● **PROBLEM DESCRIPTION**
Reproduce the listing below exactly, beginning with its first line and ending with the line that holds "3.2, 0.8, 0];"; pictures are not part of the copy.

● **COLLECTED MATERIAL**
++++++

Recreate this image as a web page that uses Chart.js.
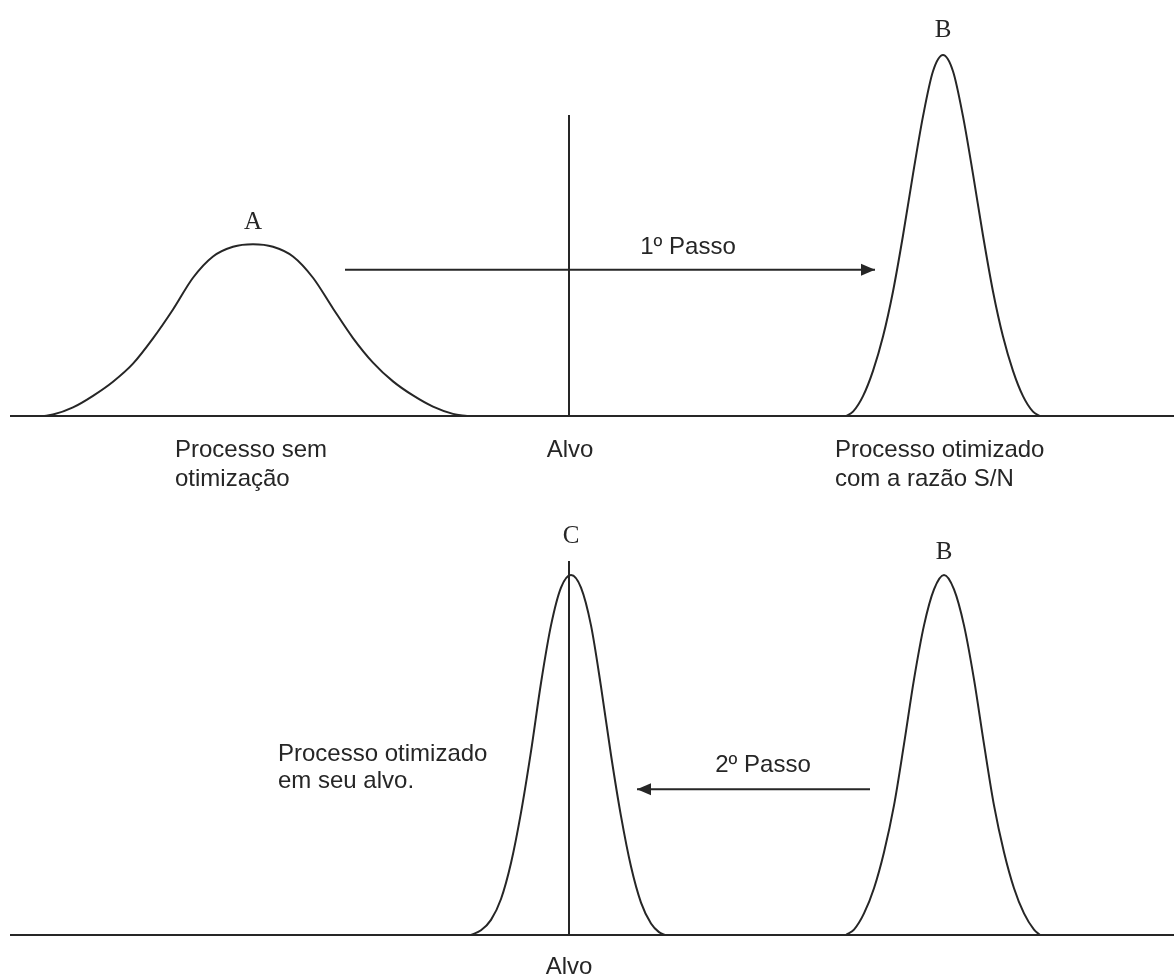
<!DOCTYPE html>
<html>
<head>
<meta charset="utf-8">
<script src="https://cdn.jsdelivr.net/npm/chart.js@4.4.0/dist/chart.umd.min.js"></script>
<style>
  html, body { margin: 0; padding: 0; background: #ffffff; }
  #wrap { position: relative; width: 1174px; height: 976px; overflow: hidden; }
  canvas { position: absolute; left: 0; display: block; }
</style>
</head>
<body>
<div id="wrap">
  <canvas id="chartTop" width="1174" height="500" style="top:0"></canvas>
  <canvas id="chartBottom" width="1174" height="476" style="top:500px"></canvas>
</div>
<script>
// ---------- DATA (x: process scale, Alvo = 50; y: relative frequency, peak of B = 100) ----------
// Top panel: A = processo sem otimização, B = processo otimizado com a razão S/N
const curveA_x = [-2.6, -1.6, 0.4, 2.4, 4.4, 6.4, 8.4, 10.4, 12.4, 14.4, 16.4, 18.4, 20.4, 22.4, 24.4, 26.4, 28.4, 30.4, 32.4, 34.4, 36.4, 38.4, 39.8];
const curveA_y = [0, 0.4, 2.4, 5.6, 9.5, 14.5, 21.5, 29.5, 38.3, 44.2, 46.9, 47.6, 46.9, 44.2, 38.3, 29.8, 21.6, 14.8, 9.6, 5.7, 2.6, 0.6, 0];

const curveB1_x = [77.7, 78.4, 79.4, 80.4, 81.4, 82.4, 83.4, 84.4, 85.4, 86.4, 87.4, 88.4, 89.4, 90.4, 91.4, 92.4, 93.4, 94.4, 95.4, 96.4, 97.1];
const curveB1_y = [0, 1.2, 5.5, 12.5, 22.0, 34.5, 50.0, 67.0, 83.0, 95.5, 100, 95.5, 83.0, 67.0, 50.0, 34.5, 22.0, 12.5, 5.5, 1.2, 0];

// Bottom panel: C = processo otimizado em seu alvo, B = processo otimizado (antes do 2º passo)
const curveC_x = [40.2, 41.2, 42.2, 43.2, 44.2, 45.2, 46.2, 47.2, 48.2, 49.2, 50.2, 51.2, 52.2, 53.2, 54.2, 55.2, 56.2, 57.2, 58.2, 59.0, 59.6];
const curveC_y = [0, 1.3, 4.2, 10.0, 20.0, 34.0, 51.0, 70.0, 86.0, 96.5, 100, 96.5, 86.0, 69.0, 50.0, 33.0, 19.0, 9.0, 3.2, 0.8, 0];

const curveB2_x = [77.7, 78.5, 79.5, 80.5, 81.5, 82.5, 83.5, 84.5, 85.5, 86.5, 87.5, 88.5, 89.5, 90.5, 91.5, 92.5, 93.5, 94.5, 95.5, 96.5, 97.1];
const curveB2_y = [0, 1.5, 6.0, 13.0, 23.0, 36.0, 53.0, 71.0, 86.0, 96.0, 100, 96.0, 86.0, 71.0, 53.0, 36.0, 23.0, 13.0, 6.0, 1.5, 0];

// Reference lines and steps
const baseline_x = [-5.9, 110.5];
const target_x = 50;                 // Alvo
const targetTop_height = 83.4;
const targetBottom_height = 103.9;
const step1_x = [27.6, 80.6];        // 1º Passo (A -> B)
const step2_x = [80.1, 56.8];        // 2º Passo (B -> C)
const step_level = 40.5;

// Texts
const textsTop = ['A', 'B', '1º Passo', 'Processo sem', 'otimização', 'Alvo', 'Processo otimizado', 'com a razão S/N'];
const textsBottom = ['C', 'B', '2º Passo', 'Processo otimizado', 'em seu alvo.', 'Alvo'];

// ---------- helpers ----------
const INK = '#262626';
const zip = (xs, ys) => xs.map((x, i) => ({ x, y: ys[i] }));
const hline = (xs, y) => xs.map(x => ({ x, y }));

function curveDS(points) {
  return { data: points, borderColor: INK, borderWidth: 2, pointRadius: 0, fill: false,
           cubicInterpolationMode: 'monotone', clip: false };
}
function straightDS(points, w) {
  return { data: points, borderColor: INK, borderWidth: w || 2, pointRadius: 0, fill: false,
           tension: 0, clip: false };
}

const SANS = '24px "Liberation Sans", Arial, sans-serif';
const SERIF = '25px "Liberation Serif", "Times New Roman", serif';

// annotation plugin: texts and arrowheads positioned through the chart scales
const annotate = {
  id: 'annotate',
  afterDatasetsDraw(chart, args, opts) {
    const ctx = chart.ctx, xs = chart.scales.x, ys = chart.scales.y;
    ctx.save();
    ctx.fillStyle = INK;
    (opts.labels || []).forEach(l => {
      ctx.font = l.font;
      ctx.textAlign = l.align || 'center';
      ctx.textBaseline = 'middle';
      ctx.fillText(l.text, xs.getPixelForValue(l.x), ys.getPixelForValue(l.y));
    });
    (opts.arrows || []).forEach(a => {
      const ds = chart.data.datasets[a.dataset].data;
      const p1 = ds[ds.length - 2], p2 = ds[ds.length - 1];
      const x1 = xs.getPixelForValue(p1.x), y1 = ys.getPixelForValue(p1.y);
      const x2 = xs.getPixelForValue(p2.x), y2 = ys.getPixelForValue(p2.y);
      const ang = Math.atan2(y2 - y1, x2 - x1), L = 14, W = 6;
      ctx.beginPath();
      ctx.moveTo(x2, y2);
      ctx.lineTo(x2 - L * Math.cos(ang) + W * Math.sin(ang), y2 - L * Math.sin(ang) - W * Math.cos(ang));
      ctx.lineTo(x2 - L * Math.cos(ang) - W * Math.sin(ang), y2 - L * Math.sin(ang) + W * Math.cos(ang));
      ctx.closePath();
      ctx.fill();
    });
    ctx.restore();
  }
};

function makeChart(id, datasets, yMin, yMax, annot) {
  return new Chart(document.getElementById(id), {
    type: 'line',
    data: { datasets },
    options: {
      responsive: false,
      animation: false,
      layout: { padding: 0 },
      plugins: { legend: { display: false }, tooltip: { enabled: false }, title: { display: false },
                 annotate: annot },
      scales: {
        x: { type: 'linear', min: -6.9, max: 110.5, display: false },
        y: { type: 'linear', min: yMin, max: yMax, display: false }
      }
    },
    plugins: [annotate]
  });
}

// ---------- top panel ----------
makeChart('chartTop', [
  straightDS(hline(baseline_x, 0)),
  curveDS(zip(curveA_x, curveA_y)),
  curveDS(zip(curveB1_x, curveB1_y)),
  straightDS([{ x: target_x, y: 0 }, { x: target_x, y: targetTop_height }]),
  straightDS(hline(step1_x, step_level))
], -23.26, 115.24, {
  labels: [
    { text: textsTop[0], x: 18.4, y: 53.7, font: SERIF },
    { text: textsTop[1], x: 87.4, y: 106.9, font: SERIF },
    { text: textsTop[2], x: 61.9, y: 46.8, font: SANS },
    { text: textsTop[3], x: 10.6, y: -9.4, font: SANS, align: 'left' },
    { text: textsTop[4], x: 10.6, y: -17.5, font: SANS, align: 'left' },
    { text: textsTop[5], x: 50.1, y: -9.4, font: SANS },
    { text: textsTop[6], x: 76.6, y: -9.4, font: SANS, align: 'left' },
    { text: textsTop[7], x: 76.6, y: -17.5, font: SANS, align: 'left' }
  ],
  arrows: [{ dataset: 4 }]
});

// ---------- bottom panel ----------
makeChart('chartBottom', [
  straightDS(hline(baseline_x, 0)),
  curveDS(zip(curveC_x, curveC_y)),
  curveDS(zip(curveB2_x, curveB2_y)),
  straightDS([{ x: target_x, y: 0 }, { x: target_x, y: targetBottom_height }]),
  straightDS(hline(step2_x, step_level))
], -11.39, 120.83, {
  labels: [
    { text: textsBottom[0], x: 50.2, y: 110.6, font: SERIF },
    { text: textsBottom[1], x: 87.5, y: 106.4, font: SERIF },
    { text: textsBottom[2], x: 69.4, y: 47.2, font: SANS },
    { text: textsBottom[3], x: 20.9, y: 50.3, font: SANS, align: 'left' },
    { text: textsBottom[4], x: 20.9, y: 42.8, font: SANS, align: 'left' },
    { text: textsBottom[5], x: 50.0, y: -8.9, font: SANS }
  ],
  arrows: [{ dataset: 4 }]
});
</script>
</body>
</html>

++++++

● **WRITTEN RESPONSE**
Recreate this image as a web page that uses Chart.js.
<!DOCTYPE html>
<html>
<head>
<meta charset="utf-8">
<script src="https://cdn.jsdelivr.net/npm/chart.js@4.4.0/dist/chart.umd.min.js"></script>
<style>
  html, body { margin: 0; padding: 0; background: #ffffff; }
  #wrap { position: relative; width: 1174px; height: 976px; overflow: hidden; }
  canvas { position: absolute; left: 0; display: block; }
</style>
</head>
<body>
<div id="wrap">
  <canvas id="chartTop" width="1174" height="500" style="top:0"></canvas>
  <canvas id="chartBottom" width="1174" height="476" style="top:500px"></canvas>
</div>
<script>
// ---------- DATA (x: process scale, Alvo = 50; y: relative frequency, peak of B = 100) ----------
// Top panel: A = processo sem otimização, B = processo otimizado com a razão S/N
const curveA_x = [-2.6, -1.6, 0.4, 2.4, 4.4, 6.4, 8.4, 10.4, 12.4, 14.4, 16.4, 18.4, 20.4, 22.4, 24.4, 26.4, 28.4, 30.4, 32.4, 34.4, 36.4, 38.4, 39.8];
const curveA_y = [0, 0.4, 2.4, 5.6, 9.5, 14.5, 21.5, 29.5, 38.3, 44.2, 46.9, 47.6, 46.9, 44.2, 38.3, 29.8, 21.6, 14.8, 9.6, 5.7, 2.6, 0.6, 0];

const curveB1_x = [77.7, 78.4, 79.4, 80.4, 81.4, 82.4, 83.4, 84.4, 85.4, 86.4, 87.4, 88.4, 89.4, 90.4, 91.4, 92.4, 93.4, 94.4, 95.4, 96.4, 97.1];
const curveB1_y = [0, 1.2, 5.5, 12.5, 22.0, 34.5, 50.0, 67.0, 83.0, 95.5, 100, 95.5, 83.0, 67.0, 50.0, 34.5, 22.0, 12.5, 5.5, 1.2, 0];

// Bottom panel: C = processo otimizado em seu alvo, B = processo otimizado (antes do 2º passo)
const curveC_x = [40.2, 41.2, 42.2, 43.2, 44.2, 45.2, 46.2, 47.2, 48.2, 49.2, 50.2, 51.2, 52.2, 53.2, 54.2, 55.2, 56.2, 57.2, 58.2, 59.0, 59.6];
const curveC_y = [0, 1.3, 4.2, 10.0, 20.0, 34.0, 51.0, 70.0, 86.0, 96.5, 100, 96.5, 86.0, 69.0, 50.0, 33.0, 19.0, 9.0, 3.2, 0.8, 0];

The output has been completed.